By strange and satisfying serendipity the other day, my opponent in a seniors golf match against another club was someone I’d last met back in the early 1980s when we were both members of what we liked to think was an elite fraternity in the world of real estate development called “Placemakers”. Naturally, we fell to telling tales of yesteryear, and the people who populated the property profession at that time. Those were, of course, the golden years! But it was the term itself that caused some comment. We agreed that the epithet “placemaking” had joined the ranks of similar soubriquets, such as: sustainable development; corporate social responsibility; agile organisation; and resilient city, which, though ultimately profound, had become so capacious as to lose most meaning. Upon reflection, however, and in the afterglow of victory, it is the profundity of placemaking that has been rekindled in me.
The Character
Creative placemaking necessarily comprises the collaborative engagement of public, private, civic and community organisations in shaping strategically the physical, economic, social and functional future character and performance of a significant piece of urban territory. Successful placemaking animates public areas and private spaces; rejuvenates urban structures and landscapes; enriches local business and cultural groups; secures and strengthens neighbourhood safety and security; and, generally brings together diverse communities, companies and concerns to play, produce, profess and prosper. It is not, however, easy to quantify.
The Circumstances
The context for ‘creative placemaking’ seems to be evolving for a variety of reasons.

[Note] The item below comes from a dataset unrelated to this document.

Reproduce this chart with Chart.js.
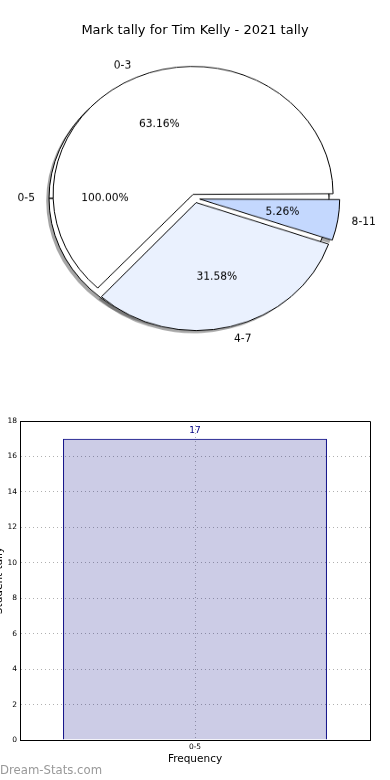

- There is a repositioning of urban policy formulation at the interface of public and private sectors. Pathways to a more institutional multi-actor mode of urban land-use and revitalisation projects within a framework of deregulated markets are progressively being constructed and explored. Of particular note, in this institutional constellation, the financial viability and the presence of special spatial externalities are increasingly seen as critical factors for partnership in placemaking.
- Cities and significant towns are more and more becoming nodes in a broader institutional, as well as regional and local, network economy. Placemaking can be viewed as manifesting a strategy of global competition among major cities and ambitious larger towns.
- The very value of economic and financial planning at the scale of place and the city has attracted greater attention and appreciation over recent years, in addition to the broader issues of social and environmental value.
- There is a growing recognition that additional real estate value can be generated by perceiving a prospective development site and location in terms of how the project will be accepted and enjoyed by residents, commercial occupiers and visitors alike.
- It has been stated, (Sir Stuart Lipton – an original Placemaker!), that good design through placemaking brings very specific economic, social and environmental benefits to a range of stakeholders by, for example, improving returns on investments, helping to deliver more lettable area, reducing whole-life costs, increasing workforce productivity and producing a regeneration dividend.
The Characteristics
In similar vein, certain common characteristics appear to exemplify the nature and operation of the way in which major projects in creative placemaking are envisaged, designed, developed and delivered. The following might give a flavour of this.
- Cross-sector partnerships are fundamental to successful creative placemaking.
- Extreme complexity – social, legal, political, technological, as well as economic – is an inherent feature of placemaking.
- Cost is magnified, with huge-scale investment budgetary attributes and implications.
- As property redevelopments are mostly irreversible, and the process necessarily sequential, risk can be high and uncertainty prevalent through financial cycles.
- Lofty ideals are customary, visibility intense and responsibility profound.
- Invariably, there are strong cultural, legal and political forces at play, and a recurring need to satisfy local public demand.
- Important institutional factors relating to environmental regulations and technological innovation are getting more and more stringent.
- Cost over-runs caused by initial lack of realism are almost routine, and cyclical market fluctuations during planning, development and disposition fairly familiar.
- Whilst maintaining consistency with development planning policy at all scales, there is a need to create quality landscapes and outlooks through harmonisation.
- The role and contribution played by art, culture and leisure in ensuring the economic feasibility of schemes, as well as achieving a more expansive notion of ‘livability’, is becoming better appreciated.
Above all, perhaps, there has been a growing recognition over the past couple of decades of the essential link between design and profit in producing a ‘premium of place’.
The Concern
As with so many things, beware the ‘March of the Measurers’. There is no shortage of opinion regarding the evaluation of large-scale urban development and regeneration projects. There is, however, a singular lack of consensus concerning use and reliability. Great scepticism abounds about the choice and utility of selected indicators, the relevance and robustness of various data-sets, and the confidence and constancy of traditional valuation methods. But hey, who cares, I sank that six-foot putt on the 18th!